Brock Center

The Joan Perry Brock Center is expected to open in spring 2022.

A section of campus never known as Longwood’s most attractive will soon be among its most vibrant and inviting— anchored by a new convocation and events center made possible by the largest donation in Longwood’s history, from philanthropist Joan Perry Brock ’64.

The center, which will bear Brock’s name, will sit at the heart of a new corridor between Brock Commons and South Main Street, flanked by handsome new facades on Curry and Frazer halls and a new music education center that will be home to a thriving and expanding music department. More than just a revamp for the campus community, however, the corridor will underscore the goals of creating seamless transitions between campus and downtown Farmville that were highlighted in the 2015 Master Plan.

Brock’s historic $15 million gift, announced in April, will create a community attraction for convocations, graduations, concerts and exclusive speakers, as well as provide a new and boisterous home for Longwood’s basketball teams. It is expected to open by the spring of 2022.

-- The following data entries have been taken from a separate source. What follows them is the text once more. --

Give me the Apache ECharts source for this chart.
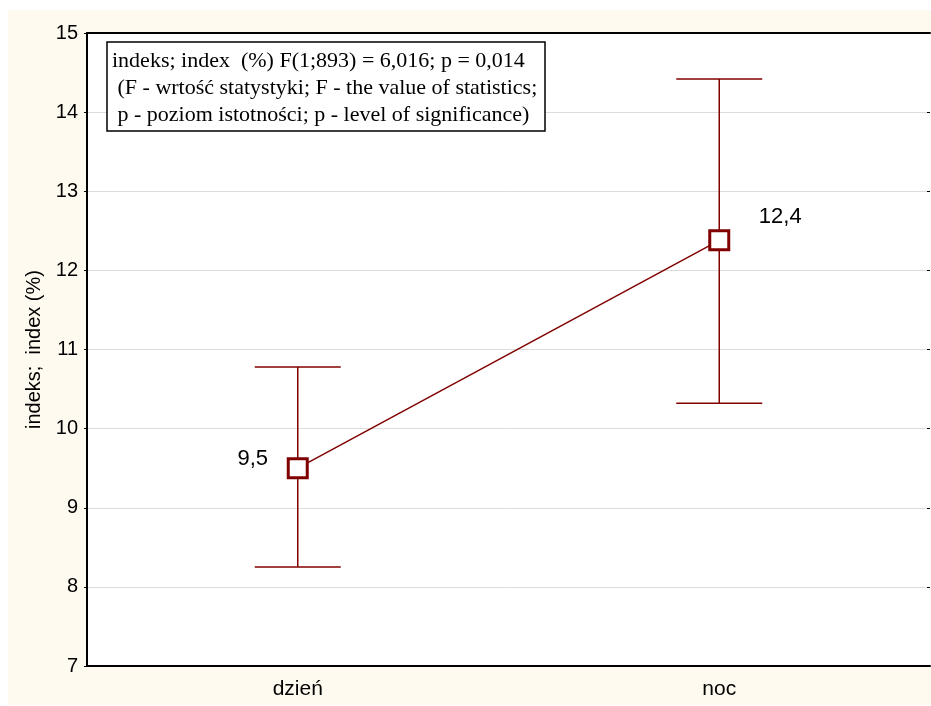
<!DOCTYPE html>
<html>
<head>
<meta charset="utf-8">
<script src="https://cdn.jsdelivr.net/npm/echarts@6/dist/echarts.min.js"></script>
<style>
html,body{margin:0;padding:0;background:#fff;}
#c{width:931px;height:706px;}
</style>
</head>
<body>
<div id="c"></div>
<script>
var categories = ['dzień', 'noc'];
var means = [9.5, 12.38];
var upper = [10.78, 14.42];
var lower = [8.25, 10.32];
var yTicks = {min: 7, max: 15, interval: 1};
var yAxisName = 'indeks;  index (%)';
var noteLines = [
  'indeks; index  (%) F(1;893) = 6,016; p = 0,014',
  ' (F - wrtość statystyki; F - the value of statistics;',
  ' p - poziom istotności; p - level of significance)'
];

var RED = '#800000';
var SANS = '"Liberation Sans", Arial, sans-serif';
var chart = echarts.init(document.getElementById('c'), null, {renderer: 'canvas'});

var errData = categories.map(function (c, i) { return [i, lower[i], upper[i]]; });

var option = {
  animation: false,
  backgroundColor: '#fff',
  graphic: [
    {type: 'rect', z: -10, shape: {x: 8, y: 10, width: 931, height: 695}, style: {fill: '#fffaf0'}, silent: true},
    {type: 'rect', zlevel: 1, z: 100, shape: {x: 107, y: 42, width: 438, height: 89}, style: {fill: '#fff', stroke: '#000', lineWidth: 1.5}},
    {type: 'text', zlevel: 1, z: 101, x: 112, y: 48, style: {text: noteLines.join('\n'), font: '22px "Liberation Serif", "Times New Roman", serif', fill: '#000', lineHeight: 27}}
  ],
  grid: {left: 87, right: 1, top: 33, bottom: 40, show: true, backgroundColor: '#fff', borderWidth: 0},
  xAxis: [
    {type: 'category', data: categories, boundaryGap: true, position: 'bottom',
     axisLine: {lineStyle: {color: '#000', width: 2}},
     axisTick: {inside: true, alignWithLabel: true, length: 4, lineStyle: {color: '#000'}},
     axisLabel: {color: '#000', fontSize: 21, margin: 13, fontFamily: SANS},
     splitLine: {show: false}},
    {type: 'category', data: categories, boundaryGap: true, position: 'top',
     axisLine: {lineStyle: {color: '#000', width: 2}},
     axisTick: {inside: true, alignWithLabel: true, length: 4, lineStyle: {color: '#000'}},
     axisLabel: {show: false}, splitLine: {show: false}}
  ],
  yAxis: [
    {type: 'value', min: yTicks.min, max: yTicks.max, interval: yTicks.interval,
     name: yAxisName, nameLocation: 'middle', nameGap: 43,
     nameTextStyle: {color: '#000', fontSize: 20, fontFamily: SANS},
     axisLine: {show: true, lineStyle: {color: '#000', width: 2}},
     axisTick: {show: true, inside: false, length: 3, lineStyle: {color: '#000'}},
     axisLabel: {color: '#000', fontSize: 20, margin: 9, fontFamily: SANS},
     splitLine: {show: true, lineStyle: {color: '#dcdcdc', width: 1}}},
    {type: 'value', min: yTicks.min, max: yTicks.max, interval: yTicks.interval, position: 'right',
     axisLine: {show: false},
     axisTick: {show: true, inside: true, length: 3, lineStyle: {color: '#000'}},
     axisLabel: {show: false}, splitLine: {show: false}}
  ],
  series: [
    {type: 'custom', xAxisIndex: 0, yAxisIndex: 0, z: 2, data: errData,
     renderItem: function (params, api) {
       var lo = api.coord([api.value(0), api.value(1)]);
       var hi = api.coord([api.value(0), api.value(2)]);
       var hw = 43;
       var st = {stroke: RED, lineWidth: 1.5};
       return {type: 'group', children: [
         {type: 'line', shape: {x1: hi[0], y1: hi[1], x2: lo[0], y2: lo[1]}, style: st},
         {type: 'line', shape: {x1: hi[0] - hw, y1: hi[1], x2: hi[0] + hw, y2: hi[1]}, style: st},
         {type: 'line', shape: {x1: lo[0] - hw, y1: lo[1], x2: lo[0] + hw, y2: lo[1]}, style: st}
       ]};
     }},
    {type: 'line', xAxisIndex: 0, yAxisIndex: 0, z: 3, data: means.map(function (v, i) {
       return {value: v, label: {offset: i === 0 ? [-45, -9] : [61, -23]}};
     }),
     symbol: 'rect', symbolSize: 19,
     itemStyle: {color: '#fff', borderColor: RED, borderWidth: 3},
     lineStyle: {color: RED, width: 1.5},
     label: {show: true, position: 'inside', color: '#000', fontSize: 22, fontFamily: SANS,
       formatter: function (p) { return p.value.toFixed(1).replace('.', ','); }}}
  ]
};
chart.setOption(option);
</script>
</body>
</html>
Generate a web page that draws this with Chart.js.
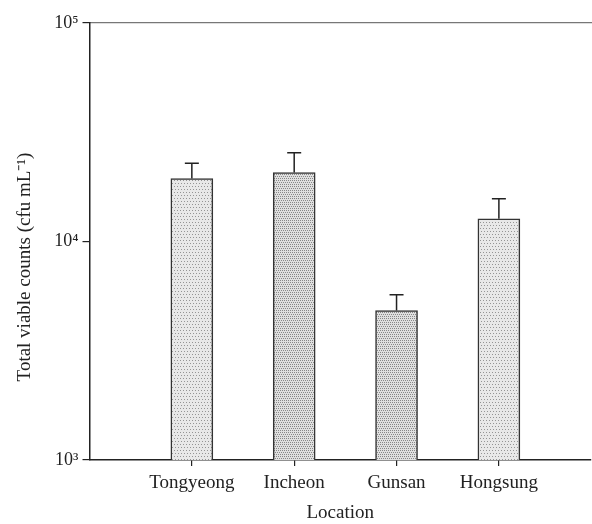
<!DOCTYPE html>
<html>
<head>
    <title>Total viable counts</title>
    <script src="https://cdn.jsdelivr.net/npm/chart.js@4.4.1/dist/chart.umd.min.js"></script>
    <style>
        html, body { margin: 0; padding: 0; background: #ffffff; }
        #chart-container { position: relative; width: 592px; height: 524px; }
    </style>
</head>
<body>
    <div id="chart-container">
        <canvas id="countChart"></canvas>
    </div>
    <script>
        // data
        const locations = ['Tongyeong', 'Incheon', 'Gunsan', 'Hongsung'];
        const counts = [19400, 20700, 4830, 12700];    // cfu mL-1
        const countErrors = [3400, 4800, 870, 3000];   // upper error bar
        const yTickValues = [1000, 10000, 100000];
        const yTickLabels = ['10\u00b3', '10\u2074', '10\u2075'];
        const xTitle = 'Location';
        const yTitle = 'Total viable counts (cfu mL\u207b\u00b9)';

        const serif = '"Liberation Serif", "Times New Roman", serif';
        const ink = '#222';

        // stipple fill like the printed bars
        function makeStipple(base, dot, step) {
            const c = document.createElement('canvas');
            c.width = 6; c.height = 6;
            const g = c.getContext('2d');
            g.fillStyle = base;
            g.fillRect(0, 0, 6, 6);
            g.fillStyle = dot;
            for (let y = 0; y < 6; y += step) {
                for (let x = (y % 4 === 0 ? 0 : 1); x < 6; x += step) {
                    g.fillRect(x, y, 1, 1);
                }
            }
            return document.getElementById('countChart').getContext('2d').createPattern(c, 'repeat');
        }
        const lightFill = makeStipple('#e8e8e8', '#959595', 3);
        const denseFill = makeStipple('#e0e0e0', '#888888', 2);

        const errorBars = {
            id: 'errorBars',
            afterDatasetsDraw(chart) {
                const ctx = chart.ctx;
                const yScale = chart.scales.y;
                const meta = chart.getDatasetMeta(0);
                ctx.save();
                ctx.strokeStyle = ink;
                ctx.lineWidth = 1.5;
                meta.data.forEach((bar, i) => {
                    const top = yScale.getPixelForValue(counts[i] + countErrors[i]);
                    ctx.beginPath();
                    ctx.moveTo(bar.x, bar.y);
                    ctx.lineTo(bar.x, top);
                    ctx.moveTo(bar.x - 7, top);
                    ctx.lineTo(bar.x + 7, top);
                    ctx.stroke();
                });
                ctx.restore();
            }
        };

        const yTitlePlugin = {
            id: 'yTitle',
            afterDraw(chart) {
                const ctx = chart.ctx;
                ctx.save();
                ctx.translate(25, 267);
                ctx.rotate(-Math.PI / 2);
                ctx.font = '19px ' + serif;
                ctx.fillStyle = ink;
                ctx.textAlign = 'center';
                ctx.textBaseline = 'middle';
                ctx.fillText(yTitle, 0, 0);
                ctx.restore();
            }
        };

        const ctx = document.getElementById('countChart').getContext('2d');
        new Chart(ctx, {
            type: 'bar',
            data: {
                datasets: [{
                    data: locations.map((name, i) => ({ x: i + 1, y: counts[i] })),
                    backgroundColor: [lightFill, denseFill, denseFill, lightFill],
                    borderColor: '#333',
                    borderWidth: 1.5,
                    borderSkipped: 'bottom',
                    barThickness: 42
                }]
            },
            options: {
                responsive: true,
                maintainAspectRatio: false,
                animation: false,
                layout: { padding: { top: 23, right: 1, left: 0, bottom: 0 } },
                plugins: {
                    legend: { display: false },
                    tooltip: { enabled: false }
                },
                scales: {
                    x: {
                        type: 'linear',
                        offset: false,
                        min: 0,
                        max: 4.9,
                        afterBuildTicks: (axis) => {
                            axis.ticks = locations.map((n, i) => ({ value: i + 1 }));
                        },
                        afterFit: (axis) => { axis.height = 64; },
                        ticks: {
                            callback: (v) => locations[v - 1],
                            font: { family: serif, size: 19 },
                            color: ink,
                            padding: 6,
                            maxRotation: 0
                        },
                        grid: {
                            offset: false,
                            drawOnChartArea: false,
                            tickLength: 6,
                            color: ink,
                            lineWidth: 1.2
                        },
                        border: { color: ink, width: 1.5 },
                        title: {
                            display: true,
                            text: xTitle,
                            font: { family: serif, size: 19 },
                            color: ink,
                            padding: { top: 4, bottom: 0 }
                        }
                    },
                    top: {
                        type: 'linear',
                        position: 'top',
                        offset: false,
                        min: 0,
                        max: 4.9,
                        afterFit: (axis) => { axis.height = 0; },
                        ticks: { display: false },
                        grid: { display: false },
                        border: { color: '#777', width: 1.2 }
                    },
                    y: {
                        type: 'logarithmic',
                        min: 1000,
                        max: 100000,
                        afterBuildTicks: (axis) => {
                            axis.ticks = yTickValues.map(v => ({ value: v }));
                        },
                        afterFit: (axis) => { axis.width = 89.5; },
                        ticks: {
                            callback: (v) => yTickLabels[yTickValues.indexOf(v)],
                            font: { family: serif, size: 18 },
                            color: ink,
                            padding: 4
                        },
                        grid: {
                            drawOnChartArea: false,
                            tickLength: 7,
                            color: ink,
                            lineWidth: 1.2
                        },
                        border: { color: ink, width: 1.5 }
                    }
                }
            },
            plugins: [errorBars, yTitlePlugin]
        });
    </script>
</body>
</html>
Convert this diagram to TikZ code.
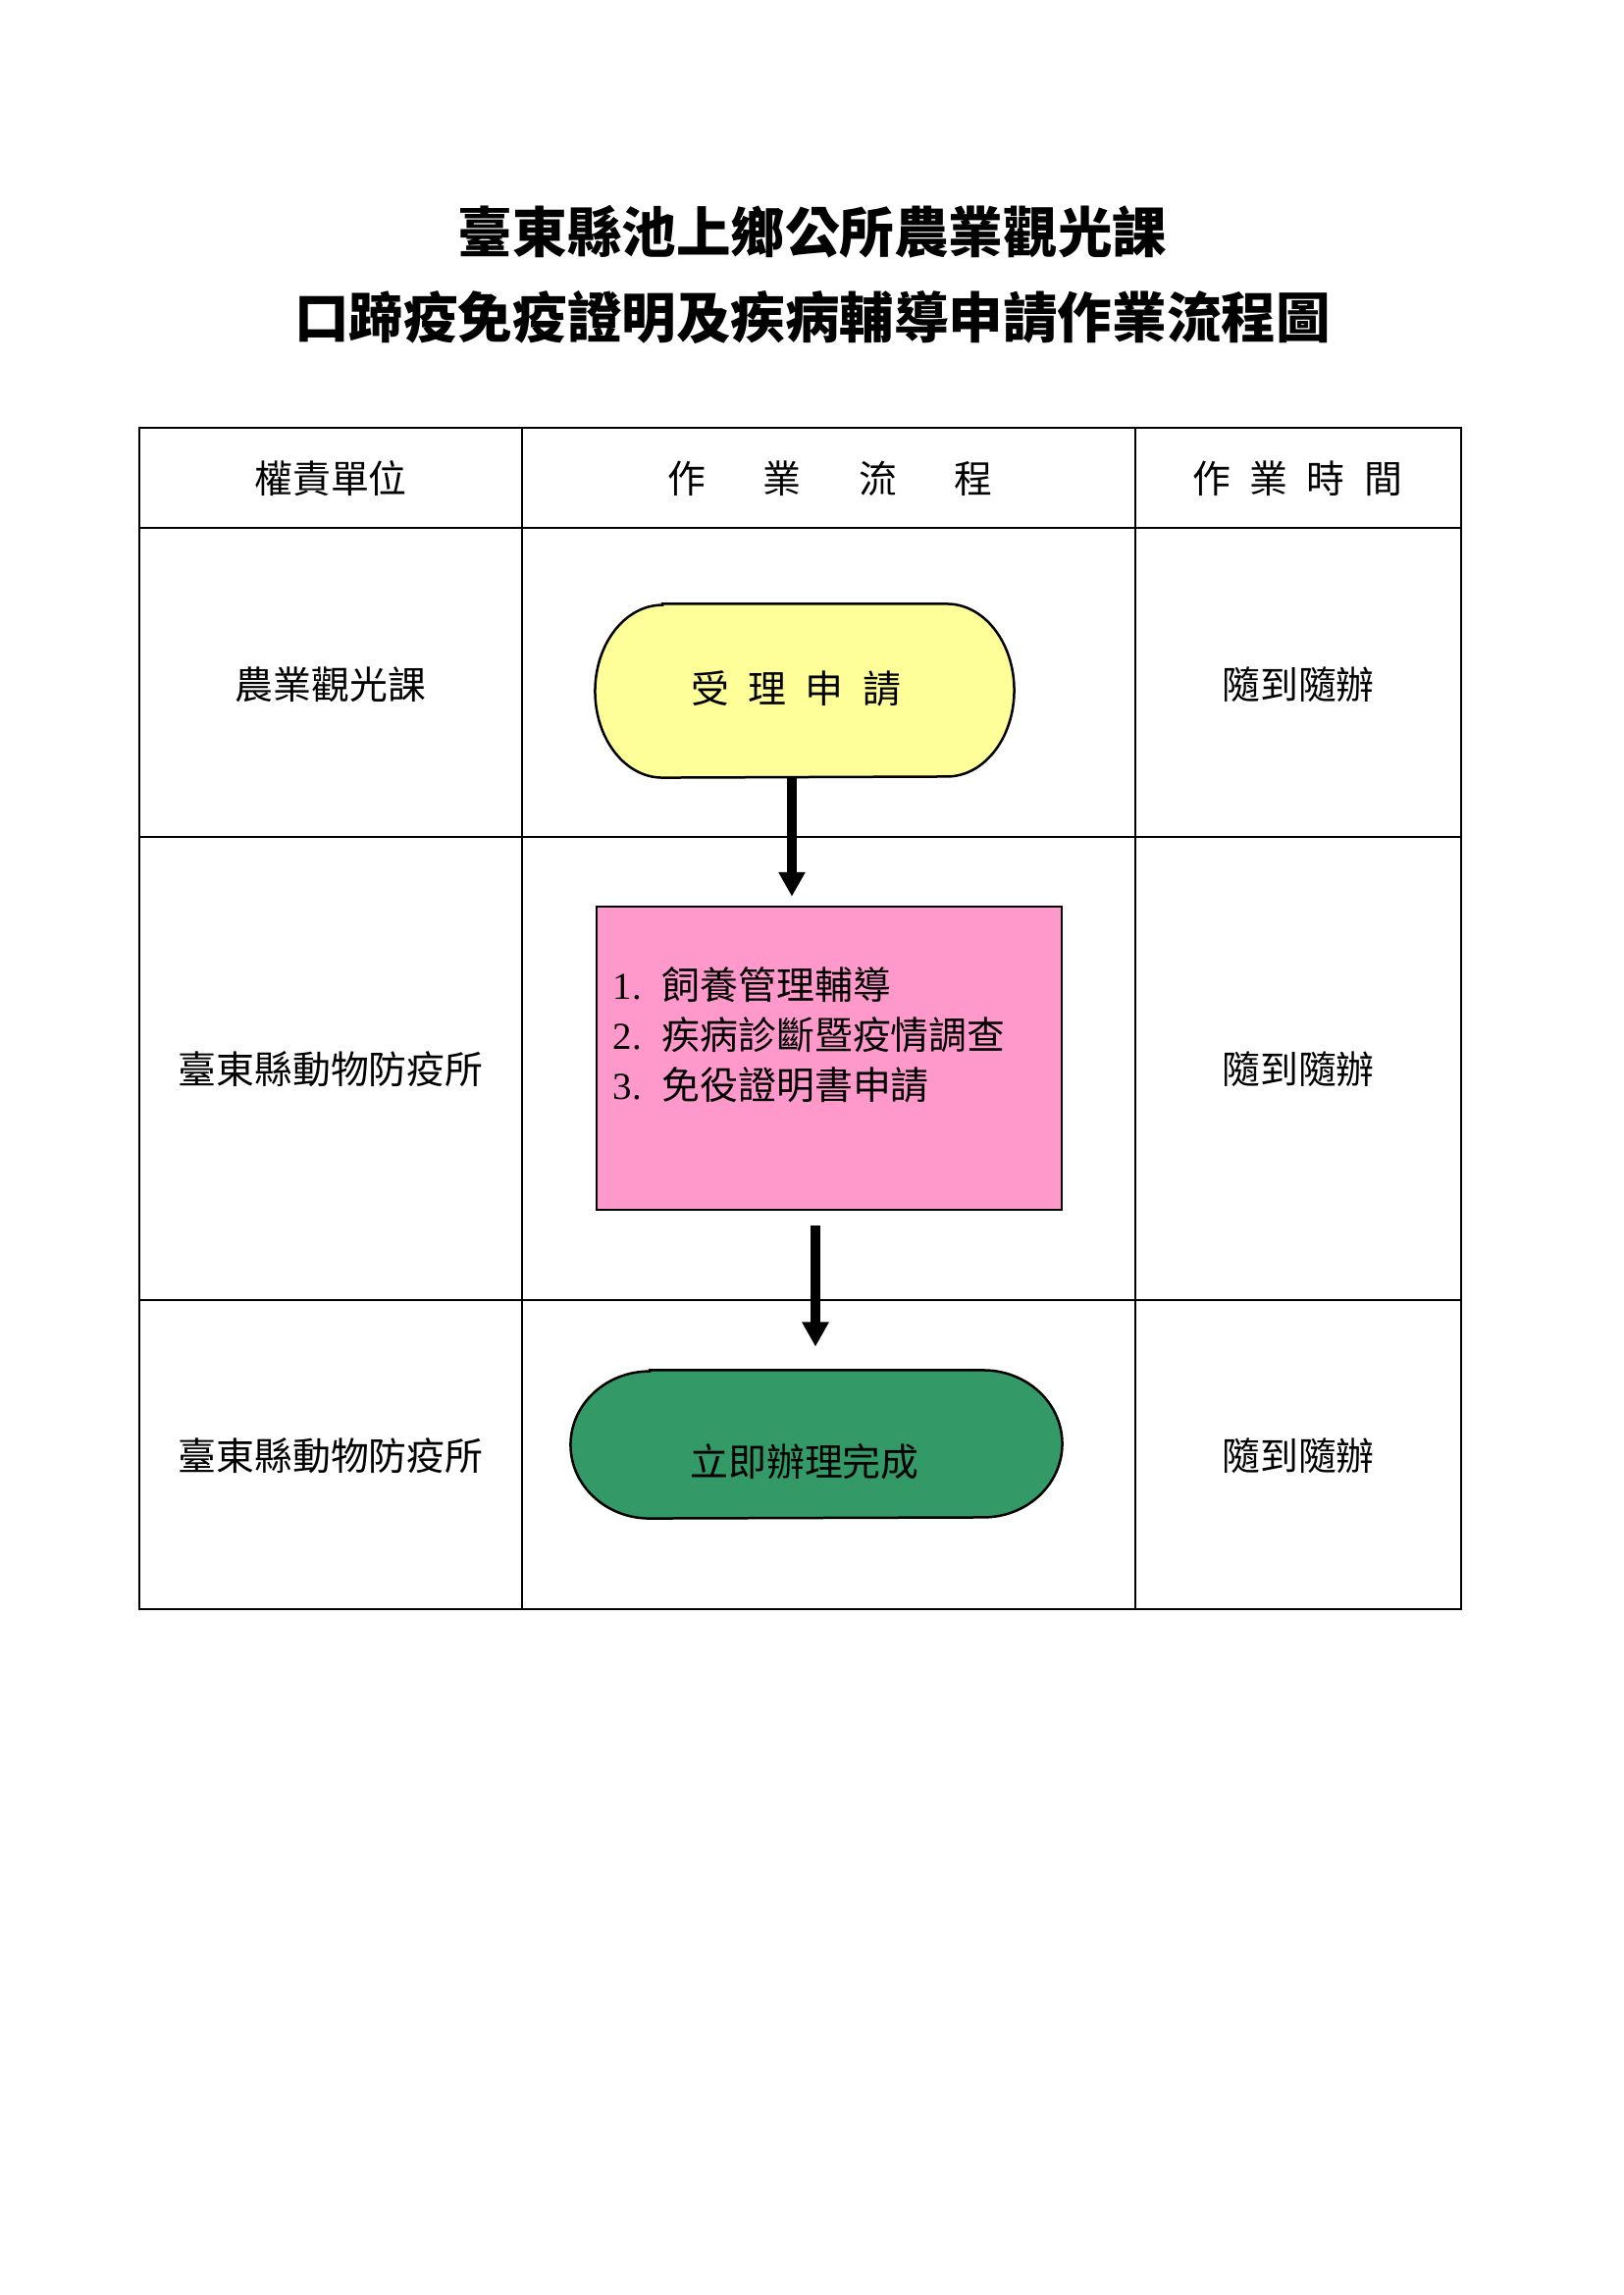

“I’m pleased that the Joan Perry Brock Center is going to be a focal point for the whole community to interact, not just Longwood,” said Brock. “It will be a rallying place. These shared experiences are very important, locking arms with your neighbors, going forward with a common goal.”

Joan Brock

'[It will] be a focal point for the whole community to interact, not just Longwood.'


Other projects in the quadrant on the southeastern end of central campus—the reimagining of Curry and Frazer halls and a planned music education center near where the Bristow Hall facilities building now stands—are moving forward as the vision of the “Place Matters” Master Plan takes shape. The overhaul of that quadrant of campus promises not only to bring a vibrancy and sense of life to the area but also to redefine the way Longwood interacts with Farmville.

“Our back will no longer be turned to Main Street,” said Louise Waller, vice president for administration and finance, who oversees building projects. “One major focus of the Master Plan is that we undo barriers between town and campus and try to make the two feel seamless. With a new pedestrian entranceway between Curry and Frazer and two community- focused buildings filling out the space, that section of campus, which has always felt a little utilitarian to me, will really come alive in an exciting way.

”Work on the Curry renovation began in May. Frazer, with its handsome new façade and reimagined, modernized living spaces, will re-open to students in August and has already attracted praise from area officials for its elegance and welcoming design.

“We couldn’t be more excited to see Frazer Hall take shape over the last year,” said Farmville Mayor David Whitus ’83. “It has made this extraordinary transformation from plain brick box to a beautiful building that is an addition to the downtown district rather than a detraction. But what I’m most excited about is the buildings will have entrances off Main Street, which makes them feel like part of the community rather than separated. And with the promises of several new buildings along that same stretch, we are going to see an even more remarkable change.”

In March, Longwood announced that the General Assembly had approved funding for detailed architectural planning for a new music education building to replace the aging facilities in Wygal Hall.